(Job) Only the lines from the top of the listing below to the line that has "from bokeh.resources import INLINE" should be echoed, with both ends kept and pictures left out.

··· Records provided ···

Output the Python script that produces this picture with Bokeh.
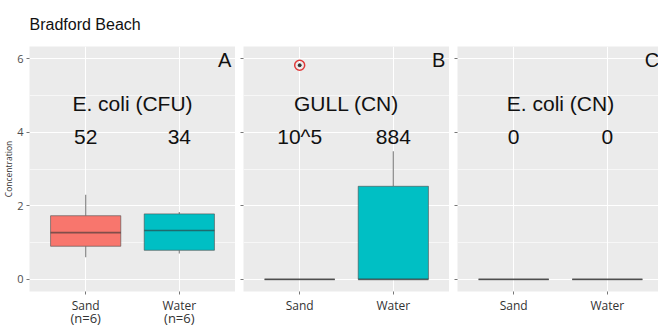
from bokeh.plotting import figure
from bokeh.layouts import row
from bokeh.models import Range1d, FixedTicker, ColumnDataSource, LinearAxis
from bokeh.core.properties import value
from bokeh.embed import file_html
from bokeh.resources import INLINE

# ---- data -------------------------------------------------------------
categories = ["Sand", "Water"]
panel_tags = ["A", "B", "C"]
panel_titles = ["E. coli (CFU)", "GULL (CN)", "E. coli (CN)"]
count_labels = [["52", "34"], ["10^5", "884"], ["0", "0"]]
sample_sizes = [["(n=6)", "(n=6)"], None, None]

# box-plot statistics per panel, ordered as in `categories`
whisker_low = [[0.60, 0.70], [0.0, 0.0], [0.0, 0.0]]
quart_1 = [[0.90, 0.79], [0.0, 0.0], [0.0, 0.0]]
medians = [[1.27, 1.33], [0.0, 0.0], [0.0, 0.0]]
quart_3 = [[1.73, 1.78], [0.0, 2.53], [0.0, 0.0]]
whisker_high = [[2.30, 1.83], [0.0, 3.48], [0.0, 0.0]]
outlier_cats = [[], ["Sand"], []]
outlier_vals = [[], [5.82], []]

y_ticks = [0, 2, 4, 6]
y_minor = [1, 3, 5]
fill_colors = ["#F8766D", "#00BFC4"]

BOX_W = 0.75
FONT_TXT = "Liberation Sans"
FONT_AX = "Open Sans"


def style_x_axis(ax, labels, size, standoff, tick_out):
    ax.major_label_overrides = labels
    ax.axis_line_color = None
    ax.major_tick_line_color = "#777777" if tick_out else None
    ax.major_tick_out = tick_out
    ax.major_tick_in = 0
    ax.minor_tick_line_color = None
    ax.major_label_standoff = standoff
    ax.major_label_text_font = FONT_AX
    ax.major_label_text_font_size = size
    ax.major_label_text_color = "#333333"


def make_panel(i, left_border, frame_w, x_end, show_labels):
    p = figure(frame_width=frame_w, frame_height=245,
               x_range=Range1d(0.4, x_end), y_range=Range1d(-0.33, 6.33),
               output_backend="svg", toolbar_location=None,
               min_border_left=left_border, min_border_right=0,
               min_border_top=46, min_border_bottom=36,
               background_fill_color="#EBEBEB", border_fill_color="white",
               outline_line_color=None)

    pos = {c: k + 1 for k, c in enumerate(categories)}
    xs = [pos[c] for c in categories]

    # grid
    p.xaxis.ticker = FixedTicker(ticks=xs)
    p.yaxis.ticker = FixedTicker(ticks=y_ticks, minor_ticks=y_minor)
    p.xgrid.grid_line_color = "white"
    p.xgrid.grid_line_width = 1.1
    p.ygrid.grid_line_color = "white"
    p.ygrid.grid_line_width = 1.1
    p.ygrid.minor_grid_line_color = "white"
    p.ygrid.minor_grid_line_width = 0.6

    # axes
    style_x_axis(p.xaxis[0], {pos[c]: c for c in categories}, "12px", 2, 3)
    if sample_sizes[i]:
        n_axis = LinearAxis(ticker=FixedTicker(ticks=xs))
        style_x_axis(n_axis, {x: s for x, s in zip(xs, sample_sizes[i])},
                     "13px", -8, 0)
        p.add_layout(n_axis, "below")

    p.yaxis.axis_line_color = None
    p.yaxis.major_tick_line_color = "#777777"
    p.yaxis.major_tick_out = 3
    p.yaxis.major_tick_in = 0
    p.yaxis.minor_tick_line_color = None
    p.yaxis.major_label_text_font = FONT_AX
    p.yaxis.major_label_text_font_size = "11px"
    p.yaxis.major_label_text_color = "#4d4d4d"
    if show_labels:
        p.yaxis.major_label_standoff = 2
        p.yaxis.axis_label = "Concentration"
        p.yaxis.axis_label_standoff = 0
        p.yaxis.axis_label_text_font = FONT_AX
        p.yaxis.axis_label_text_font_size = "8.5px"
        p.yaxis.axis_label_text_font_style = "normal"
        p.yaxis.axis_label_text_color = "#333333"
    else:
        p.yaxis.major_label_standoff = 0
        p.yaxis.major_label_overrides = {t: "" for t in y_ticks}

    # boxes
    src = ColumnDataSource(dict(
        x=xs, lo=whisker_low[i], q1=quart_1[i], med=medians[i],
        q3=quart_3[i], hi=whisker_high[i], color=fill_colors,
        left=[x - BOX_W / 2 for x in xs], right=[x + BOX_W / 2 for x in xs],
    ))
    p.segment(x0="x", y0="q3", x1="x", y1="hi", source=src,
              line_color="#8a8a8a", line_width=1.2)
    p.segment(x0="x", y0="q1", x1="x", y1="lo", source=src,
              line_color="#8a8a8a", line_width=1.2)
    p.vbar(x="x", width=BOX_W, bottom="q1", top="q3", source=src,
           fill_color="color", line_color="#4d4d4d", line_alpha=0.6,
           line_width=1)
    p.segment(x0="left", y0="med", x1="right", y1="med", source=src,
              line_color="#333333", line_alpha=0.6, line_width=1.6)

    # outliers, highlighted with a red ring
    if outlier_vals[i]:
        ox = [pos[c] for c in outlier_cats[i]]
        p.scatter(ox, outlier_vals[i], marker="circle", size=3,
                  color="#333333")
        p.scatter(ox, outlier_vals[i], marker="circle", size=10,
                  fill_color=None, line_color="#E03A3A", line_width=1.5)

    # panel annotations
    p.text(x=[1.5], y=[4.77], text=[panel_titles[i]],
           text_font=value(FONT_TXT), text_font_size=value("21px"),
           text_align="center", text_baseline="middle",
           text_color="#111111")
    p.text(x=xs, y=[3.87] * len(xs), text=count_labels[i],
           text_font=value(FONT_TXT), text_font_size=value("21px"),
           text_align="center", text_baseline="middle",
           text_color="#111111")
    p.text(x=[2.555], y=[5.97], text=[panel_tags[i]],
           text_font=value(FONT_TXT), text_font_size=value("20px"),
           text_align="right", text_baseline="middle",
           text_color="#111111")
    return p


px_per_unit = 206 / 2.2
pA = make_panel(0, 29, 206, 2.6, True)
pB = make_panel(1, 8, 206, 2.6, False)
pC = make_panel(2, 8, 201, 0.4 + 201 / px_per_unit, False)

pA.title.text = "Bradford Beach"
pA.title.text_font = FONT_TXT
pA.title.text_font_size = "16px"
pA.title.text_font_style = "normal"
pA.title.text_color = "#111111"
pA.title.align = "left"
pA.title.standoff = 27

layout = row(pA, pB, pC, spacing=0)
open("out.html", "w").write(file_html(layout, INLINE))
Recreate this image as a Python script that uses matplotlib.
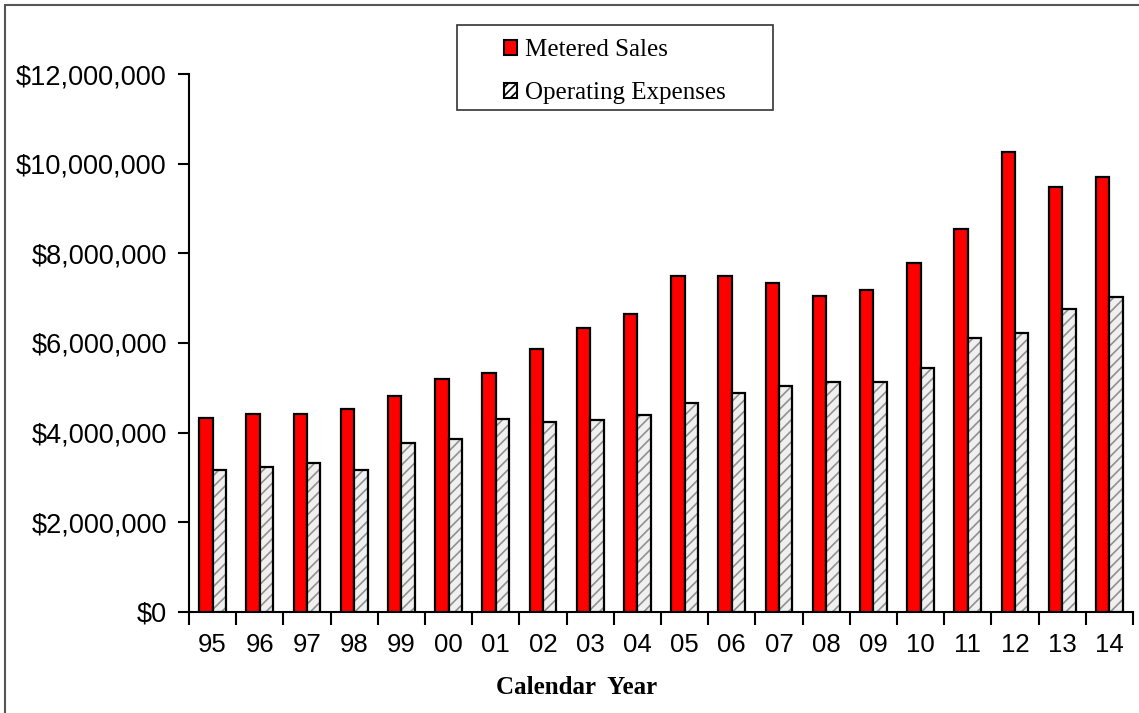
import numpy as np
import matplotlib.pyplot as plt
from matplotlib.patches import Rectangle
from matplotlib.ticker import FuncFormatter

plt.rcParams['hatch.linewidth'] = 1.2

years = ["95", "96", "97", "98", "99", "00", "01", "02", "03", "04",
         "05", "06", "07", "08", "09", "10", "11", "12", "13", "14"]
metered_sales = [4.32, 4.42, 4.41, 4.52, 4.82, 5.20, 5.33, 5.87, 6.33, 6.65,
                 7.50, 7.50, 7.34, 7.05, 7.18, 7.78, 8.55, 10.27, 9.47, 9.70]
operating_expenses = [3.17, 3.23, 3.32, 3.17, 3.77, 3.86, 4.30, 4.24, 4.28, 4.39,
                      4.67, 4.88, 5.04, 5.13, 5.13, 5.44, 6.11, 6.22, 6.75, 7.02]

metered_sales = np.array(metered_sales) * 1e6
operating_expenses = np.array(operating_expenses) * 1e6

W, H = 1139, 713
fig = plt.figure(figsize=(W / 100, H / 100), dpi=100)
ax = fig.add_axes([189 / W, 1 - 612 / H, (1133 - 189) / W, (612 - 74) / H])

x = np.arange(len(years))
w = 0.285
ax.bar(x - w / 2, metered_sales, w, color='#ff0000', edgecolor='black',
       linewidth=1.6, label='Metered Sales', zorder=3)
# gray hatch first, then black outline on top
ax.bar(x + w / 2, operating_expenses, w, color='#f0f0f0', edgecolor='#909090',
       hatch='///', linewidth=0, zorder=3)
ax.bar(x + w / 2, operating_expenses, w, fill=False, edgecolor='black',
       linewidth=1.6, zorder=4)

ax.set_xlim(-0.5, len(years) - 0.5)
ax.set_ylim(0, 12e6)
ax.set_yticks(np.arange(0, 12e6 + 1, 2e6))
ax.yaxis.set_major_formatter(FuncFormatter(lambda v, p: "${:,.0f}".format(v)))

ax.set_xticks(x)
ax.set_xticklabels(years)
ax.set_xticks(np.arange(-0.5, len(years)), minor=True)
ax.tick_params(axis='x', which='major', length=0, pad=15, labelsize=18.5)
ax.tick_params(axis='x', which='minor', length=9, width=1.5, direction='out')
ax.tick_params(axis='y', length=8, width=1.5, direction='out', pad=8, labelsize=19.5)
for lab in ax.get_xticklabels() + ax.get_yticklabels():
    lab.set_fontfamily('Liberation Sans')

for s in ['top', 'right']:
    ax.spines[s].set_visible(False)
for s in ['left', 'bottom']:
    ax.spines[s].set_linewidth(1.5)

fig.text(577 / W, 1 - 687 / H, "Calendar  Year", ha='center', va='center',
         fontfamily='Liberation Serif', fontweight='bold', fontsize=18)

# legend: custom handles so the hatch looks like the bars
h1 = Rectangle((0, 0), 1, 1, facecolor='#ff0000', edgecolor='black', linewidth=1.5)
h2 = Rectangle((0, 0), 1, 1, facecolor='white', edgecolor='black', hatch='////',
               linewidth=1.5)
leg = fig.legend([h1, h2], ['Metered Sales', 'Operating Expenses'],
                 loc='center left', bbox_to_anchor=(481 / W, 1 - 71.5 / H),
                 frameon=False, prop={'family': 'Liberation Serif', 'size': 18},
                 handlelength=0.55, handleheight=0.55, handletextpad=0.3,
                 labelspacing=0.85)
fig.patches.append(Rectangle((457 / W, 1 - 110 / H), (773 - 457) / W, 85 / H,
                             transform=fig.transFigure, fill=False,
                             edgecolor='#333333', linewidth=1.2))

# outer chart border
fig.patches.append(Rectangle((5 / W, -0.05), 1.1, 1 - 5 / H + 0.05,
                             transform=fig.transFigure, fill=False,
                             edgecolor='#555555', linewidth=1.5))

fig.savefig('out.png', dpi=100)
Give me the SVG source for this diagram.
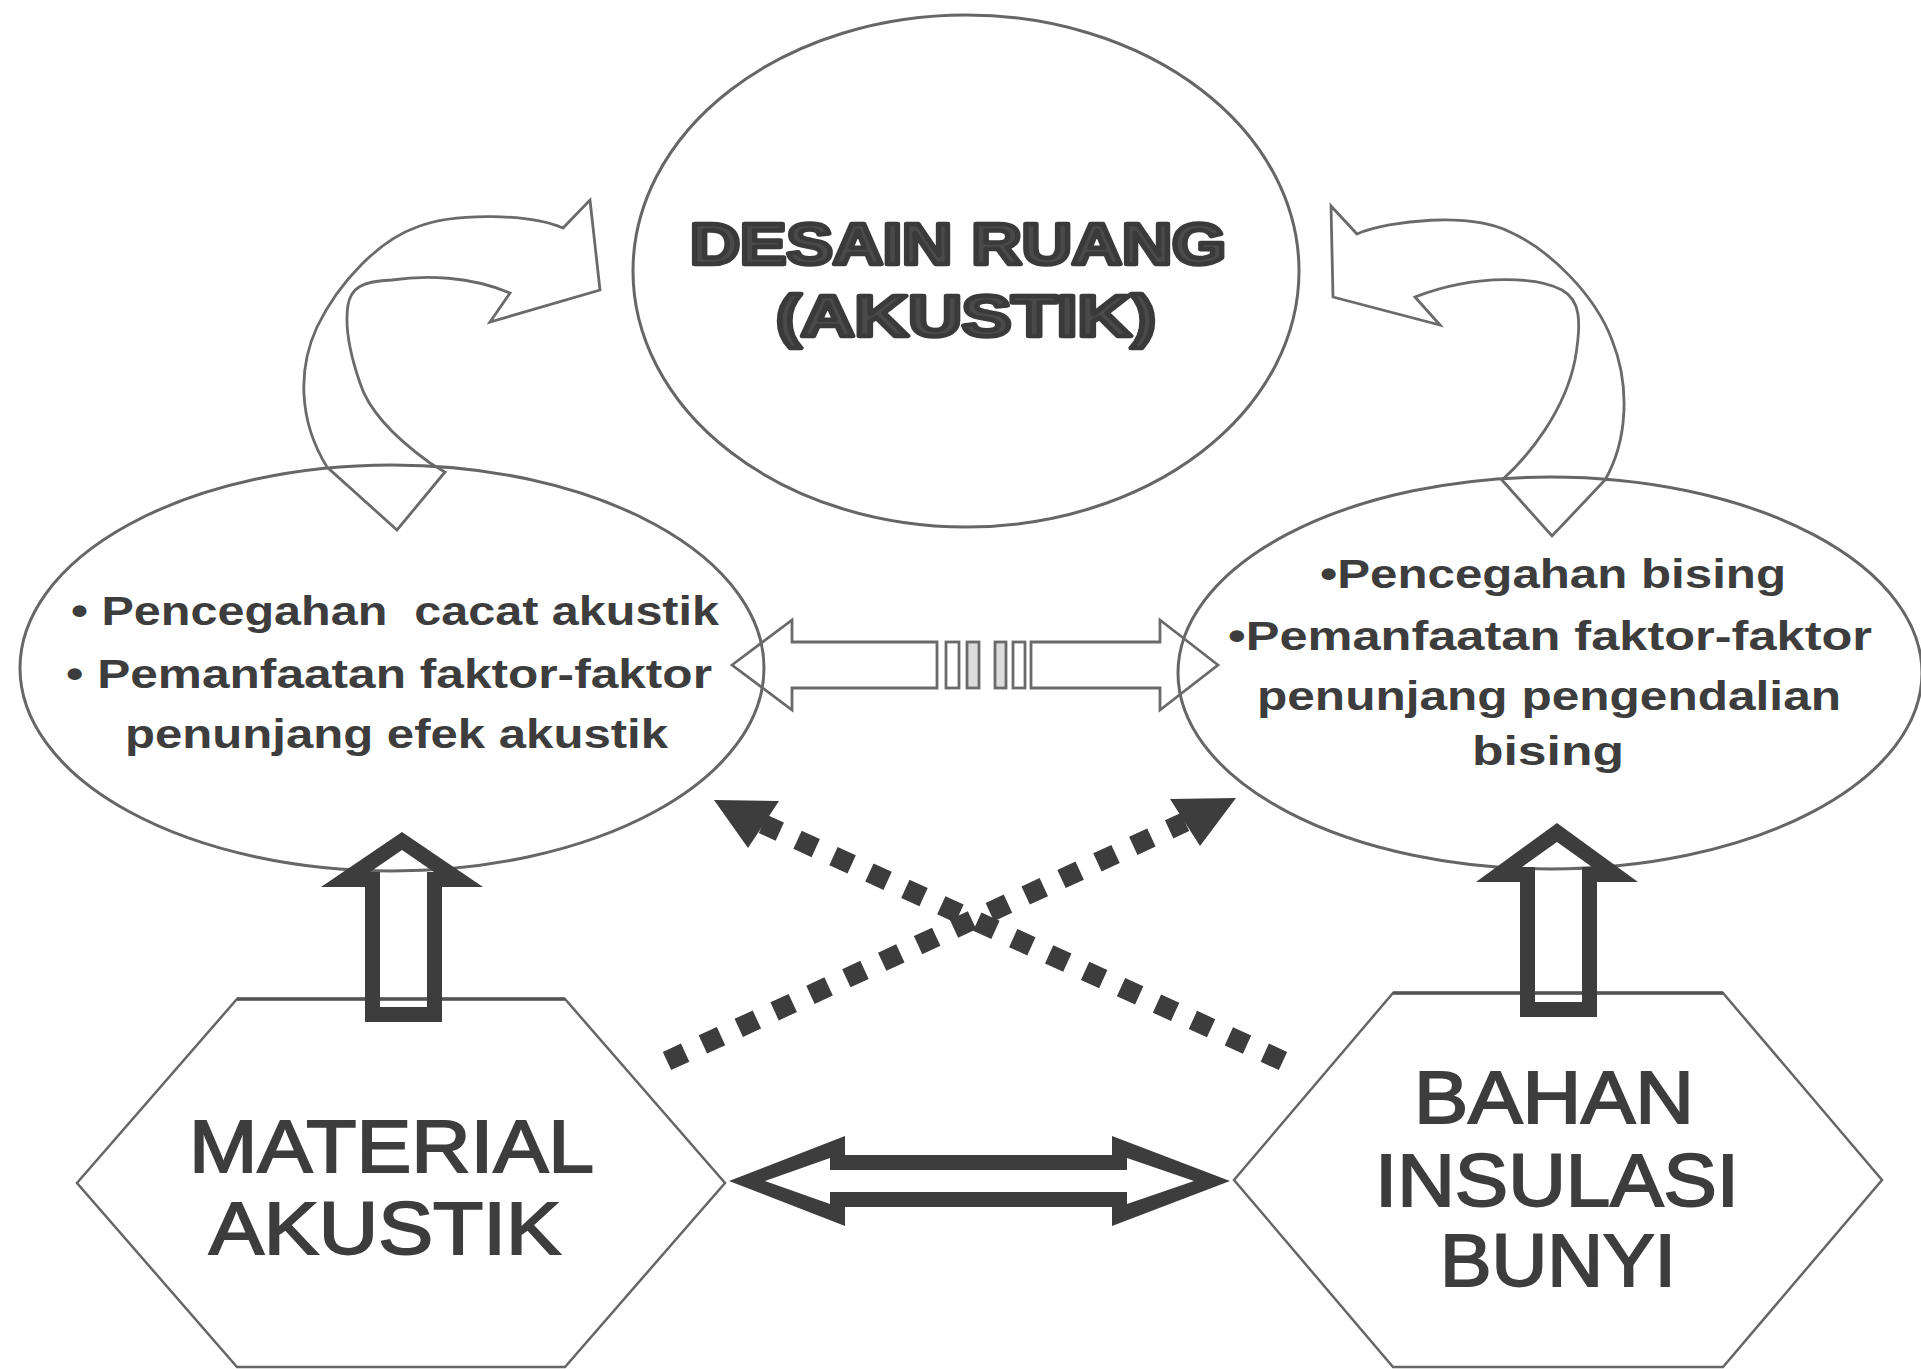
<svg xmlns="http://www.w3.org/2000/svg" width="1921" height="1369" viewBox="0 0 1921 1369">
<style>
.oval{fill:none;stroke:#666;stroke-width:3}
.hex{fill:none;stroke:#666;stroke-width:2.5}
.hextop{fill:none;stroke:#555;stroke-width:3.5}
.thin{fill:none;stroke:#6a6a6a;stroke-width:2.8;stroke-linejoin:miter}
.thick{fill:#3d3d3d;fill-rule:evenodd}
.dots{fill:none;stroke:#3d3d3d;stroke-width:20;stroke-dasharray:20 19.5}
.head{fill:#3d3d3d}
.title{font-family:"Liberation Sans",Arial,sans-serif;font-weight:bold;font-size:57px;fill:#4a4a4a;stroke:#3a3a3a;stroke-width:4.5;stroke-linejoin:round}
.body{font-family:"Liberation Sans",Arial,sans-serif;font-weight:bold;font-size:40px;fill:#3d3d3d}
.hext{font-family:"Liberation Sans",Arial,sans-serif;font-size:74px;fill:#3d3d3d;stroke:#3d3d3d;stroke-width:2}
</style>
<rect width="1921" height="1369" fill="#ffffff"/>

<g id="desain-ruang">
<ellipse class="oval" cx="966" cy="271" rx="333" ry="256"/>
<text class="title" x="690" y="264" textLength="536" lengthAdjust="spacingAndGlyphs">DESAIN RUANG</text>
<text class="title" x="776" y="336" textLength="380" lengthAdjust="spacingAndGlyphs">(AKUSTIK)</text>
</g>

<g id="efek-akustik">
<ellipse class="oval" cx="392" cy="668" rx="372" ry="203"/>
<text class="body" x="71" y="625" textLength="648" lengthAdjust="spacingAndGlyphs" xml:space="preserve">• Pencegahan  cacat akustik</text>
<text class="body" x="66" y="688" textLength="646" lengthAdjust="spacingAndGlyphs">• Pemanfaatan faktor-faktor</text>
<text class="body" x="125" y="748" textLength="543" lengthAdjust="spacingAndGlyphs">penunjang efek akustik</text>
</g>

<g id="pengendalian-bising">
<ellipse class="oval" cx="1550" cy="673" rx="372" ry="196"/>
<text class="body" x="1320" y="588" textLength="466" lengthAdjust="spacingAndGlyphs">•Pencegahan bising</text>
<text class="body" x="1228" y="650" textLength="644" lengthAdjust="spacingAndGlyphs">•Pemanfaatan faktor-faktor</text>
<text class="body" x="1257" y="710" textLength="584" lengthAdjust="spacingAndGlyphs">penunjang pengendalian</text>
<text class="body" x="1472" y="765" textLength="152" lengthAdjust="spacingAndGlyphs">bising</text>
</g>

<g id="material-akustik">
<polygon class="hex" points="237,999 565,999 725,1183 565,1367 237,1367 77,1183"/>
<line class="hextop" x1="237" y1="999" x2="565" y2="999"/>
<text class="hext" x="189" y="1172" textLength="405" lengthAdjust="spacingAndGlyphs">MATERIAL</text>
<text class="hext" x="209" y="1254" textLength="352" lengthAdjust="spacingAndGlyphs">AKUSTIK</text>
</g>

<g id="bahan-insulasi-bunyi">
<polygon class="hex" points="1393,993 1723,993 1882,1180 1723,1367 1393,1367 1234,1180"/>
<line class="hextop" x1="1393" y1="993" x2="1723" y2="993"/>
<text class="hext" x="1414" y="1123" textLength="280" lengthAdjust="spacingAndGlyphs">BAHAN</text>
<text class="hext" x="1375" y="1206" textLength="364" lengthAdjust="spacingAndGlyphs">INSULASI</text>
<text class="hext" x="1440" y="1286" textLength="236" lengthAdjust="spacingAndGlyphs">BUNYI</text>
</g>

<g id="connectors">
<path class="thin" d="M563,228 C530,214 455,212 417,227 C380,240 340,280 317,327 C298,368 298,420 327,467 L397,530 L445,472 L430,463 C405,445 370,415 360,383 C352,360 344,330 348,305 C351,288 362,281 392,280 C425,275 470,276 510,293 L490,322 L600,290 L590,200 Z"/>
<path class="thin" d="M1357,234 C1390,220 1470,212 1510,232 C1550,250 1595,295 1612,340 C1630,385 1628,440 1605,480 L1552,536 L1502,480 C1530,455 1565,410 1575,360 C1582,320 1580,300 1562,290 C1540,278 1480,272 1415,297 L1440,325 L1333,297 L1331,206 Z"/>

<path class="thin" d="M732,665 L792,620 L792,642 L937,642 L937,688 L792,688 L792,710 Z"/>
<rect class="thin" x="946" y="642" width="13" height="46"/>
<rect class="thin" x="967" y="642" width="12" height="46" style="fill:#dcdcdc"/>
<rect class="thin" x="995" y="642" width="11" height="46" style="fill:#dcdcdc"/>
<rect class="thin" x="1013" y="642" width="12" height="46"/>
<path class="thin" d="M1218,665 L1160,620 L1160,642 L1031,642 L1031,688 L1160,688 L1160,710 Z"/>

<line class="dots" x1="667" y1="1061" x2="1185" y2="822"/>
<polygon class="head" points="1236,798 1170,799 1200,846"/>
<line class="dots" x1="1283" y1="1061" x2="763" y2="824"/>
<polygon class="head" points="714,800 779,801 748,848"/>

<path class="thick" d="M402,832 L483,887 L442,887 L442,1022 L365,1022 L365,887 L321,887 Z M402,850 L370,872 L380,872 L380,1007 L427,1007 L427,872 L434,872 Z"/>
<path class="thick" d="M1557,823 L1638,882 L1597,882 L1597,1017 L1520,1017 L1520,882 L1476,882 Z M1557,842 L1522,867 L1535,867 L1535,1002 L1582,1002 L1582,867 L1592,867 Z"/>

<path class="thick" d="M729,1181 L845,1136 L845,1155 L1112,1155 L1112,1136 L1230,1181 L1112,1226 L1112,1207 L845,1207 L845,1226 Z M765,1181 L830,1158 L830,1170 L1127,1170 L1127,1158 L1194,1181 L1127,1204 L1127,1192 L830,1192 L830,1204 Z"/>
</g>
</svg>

···

(Problem solution)
Output the Python script that produces this picture with Bokeh.
from bokeh.plotting import figure
from bokeh.layouts import row
from bokeh.models import Range1d, FixedTicker, ColumnDataSource, LinearAxis
from bokeh.core.properties import value
from bokeh.embed import file_html
from bokeh.resources import INLINE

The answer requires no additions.